◆ **Given exercise**
Set the listing down again exactly, please, apart from its pictures.

◆ **Source data**
_ _ _ _

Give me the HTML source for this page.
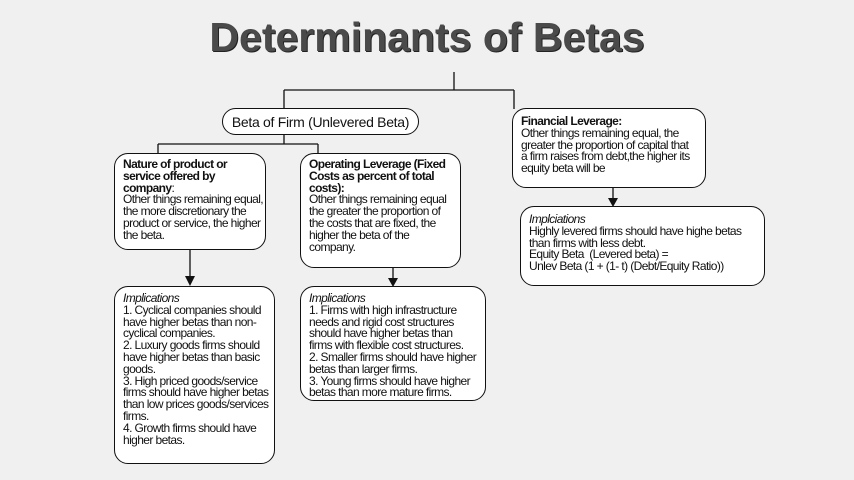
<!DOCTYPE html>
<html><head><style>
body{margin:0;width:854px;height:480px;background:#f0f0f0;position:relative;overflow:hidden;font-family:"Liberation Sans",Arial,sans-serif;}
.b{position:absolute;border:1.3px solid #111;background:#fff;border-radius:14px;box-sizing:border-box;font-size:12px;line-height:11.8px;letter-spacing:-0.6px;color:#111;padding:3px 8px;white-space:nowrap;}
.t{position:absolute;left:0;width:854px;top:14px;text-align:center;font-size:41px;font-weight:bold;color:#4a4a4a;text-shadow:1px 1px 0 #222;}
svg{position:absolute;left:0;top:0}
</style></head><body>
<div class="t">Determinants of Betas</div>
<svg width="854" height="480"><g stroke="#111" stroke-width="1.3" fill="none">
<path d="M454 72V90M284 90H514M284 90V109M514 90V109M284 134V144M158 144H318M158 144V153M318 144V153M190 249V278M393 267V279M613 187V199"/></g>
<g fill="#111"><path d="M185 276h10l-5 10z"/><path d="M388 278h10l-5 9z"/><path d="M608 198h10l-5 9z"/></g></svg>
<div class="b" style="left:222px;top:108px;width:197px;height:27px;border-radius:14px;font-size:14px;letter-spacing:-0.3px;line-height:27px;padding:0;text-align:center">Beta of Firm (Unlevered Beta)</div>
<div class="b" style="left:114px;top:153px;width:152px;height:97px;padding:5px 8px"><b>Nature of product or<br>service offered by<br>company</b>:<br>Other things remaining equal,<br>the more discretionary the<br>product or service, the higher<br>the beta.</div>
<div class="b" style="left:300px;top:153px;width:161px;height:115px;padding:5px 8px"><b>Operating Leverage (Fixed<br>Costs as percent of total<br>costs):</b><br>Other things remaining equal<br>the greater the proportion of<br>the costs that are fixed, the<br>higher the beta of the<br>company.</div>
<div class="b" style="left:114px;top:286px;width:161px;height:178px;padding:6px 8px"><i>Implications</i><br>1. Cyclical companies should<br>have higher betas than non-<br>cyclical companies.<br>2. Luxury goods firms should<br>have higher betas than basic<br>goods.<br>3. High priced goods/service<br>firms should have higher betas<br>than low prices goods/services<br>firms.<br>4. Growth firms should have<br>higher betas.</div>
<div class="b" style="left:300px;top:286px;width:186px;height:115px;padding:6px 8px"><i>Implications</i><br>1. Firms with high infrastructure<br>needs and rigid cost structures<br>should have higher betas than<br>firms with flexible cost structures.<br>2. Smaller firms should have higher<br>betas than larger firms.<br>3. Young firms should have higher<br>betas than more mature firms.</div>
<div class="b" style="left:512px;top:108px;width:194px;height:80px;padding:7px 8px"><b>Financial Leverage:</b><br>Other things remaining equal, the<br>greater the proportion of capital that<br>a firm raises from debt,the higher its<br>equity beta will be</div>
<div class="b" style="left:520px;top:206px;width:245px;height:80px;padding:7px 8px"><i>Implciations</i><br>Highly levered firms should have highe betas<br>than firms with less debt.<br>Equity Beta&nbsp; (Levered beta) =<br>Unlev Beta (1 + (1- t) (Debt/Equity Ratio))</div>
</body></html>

_ _ _ _

◆ **Expected output**
Give me the HTML source for this page.
<!DOCTYPE html>
<html><head><style>
body{margin:0;width:854px;height:480px;background:#f0f0f0;position:relative;overflow:hidden;font-family:"Liberation Sans",Arial,sans-serif;}
.b{position:absolute;border:1.3px solid #111;background:#fff;border-radius:14px;box-sizing:border-box;font-size:12px;line-height:11.8px;letter-spacing:-0.6px;color:#111;padding:3px 8px;white-space:nowrap;}
.t{position:absolute;left:0;width:854px;top:14px;text-align:center;font-size:41px;font-weight:bold;color:#4a4a4a;text-shadow:1px 1px 0 #222;}
svg{position:absolute;left:0;top:0}
</style></head><body>
<div class="t">Determinants of Betas</div>
<svg width="854" height="480"><g stroke="#111" stroke-width="1.3" fill="none">
<path d="M454 72V90M284 90H514M284 90V109M514 90V109M284 134V144M158 144H318M158 144V153M318 144V153M190 249V278M393 267V279M613 187V199"/></g>
<g fill="#111"><path d="M185 276h10l-5 10z"/><path d="M388 278h10l-5 9z"/><path d="M608 198h10l-5 9z"/></g></svg>
<div class="b" style="left:222px;top:108px;width:197px;height:27px;border-radius:14px;font-size:14px;letter-spacing:-0.3px;line-height:27px;padding:0;text-align:center">Beta of Firm (Unlevered Beta)</div>
<div class="b" style="left:114px;top:153px;width:152px;height:97px;padding:5px 8px"><b>Nature of product or<br>service offered by<br>company</b>:<br>Other things remaining equal,<br>the more discretionary the<br>product or service, the higher<br>the beta.</div>
<div class="b" style="left:300px;top:153px;width:161px;height:115px;padding:5px 8px"><b>Operating Leverage (Fixed<br>Costs as percent of total<br>costs):</b><br>Other things remaining equal<br>the greater the proportion of<br>the costs that are fixed, the<br>higher the beta of the<br>company.</div>
<div class="b" style="left:114px;top:286px;width:161px;height:178px;padding:6px 8px"><i>Implications</i><br>1. Cyclical companies should<br>have higher betas than non-<br>cyclical companies.<br>2. Luxury goods firms should<br>have higher betas than basic<br>goods.<br>3. High priced goods/service<br>firms should have higher betas<br>than low prices goods/services<br>firms.<br>4. Growth firms should have<br>higher betas.</div>
<div class="b" style="left:300px;top:286px;width:186px;height:115px;padding:6px 8px"><i>Implications</i><br>1. Firms with high infrastructure<br>needs and rigid cost structures<br>should have higher betas than<br>firms with flexible cost structures.<br>2. Smaller firms should have higher<br>betas than larger firms.<br>3. Young firms should have higher<br>betas than more mature firms.</div>
<div class="b" style="left:512px;top:108px;width:194px;height:80px;padding:7px 8px"><b>Financial Leverage:</b><br>Other things remaining equal, the<br>greater the proportion of capital that<br>a firm raises from debt,the higher its<br>equity beta will be</div>
<div class="b" style="left:520px;top:206px;width:245px;height:80px;padding:7px 8px"><i>Implciations</i><br>Highly levered firms should have highe betas<br>than firms with less debt.<br>Equity Beta&nbsp; (Levered beta) =<br>Unlev Beta (1 + (1- t) (Debt/Equity Ratio))</div>
</body></html>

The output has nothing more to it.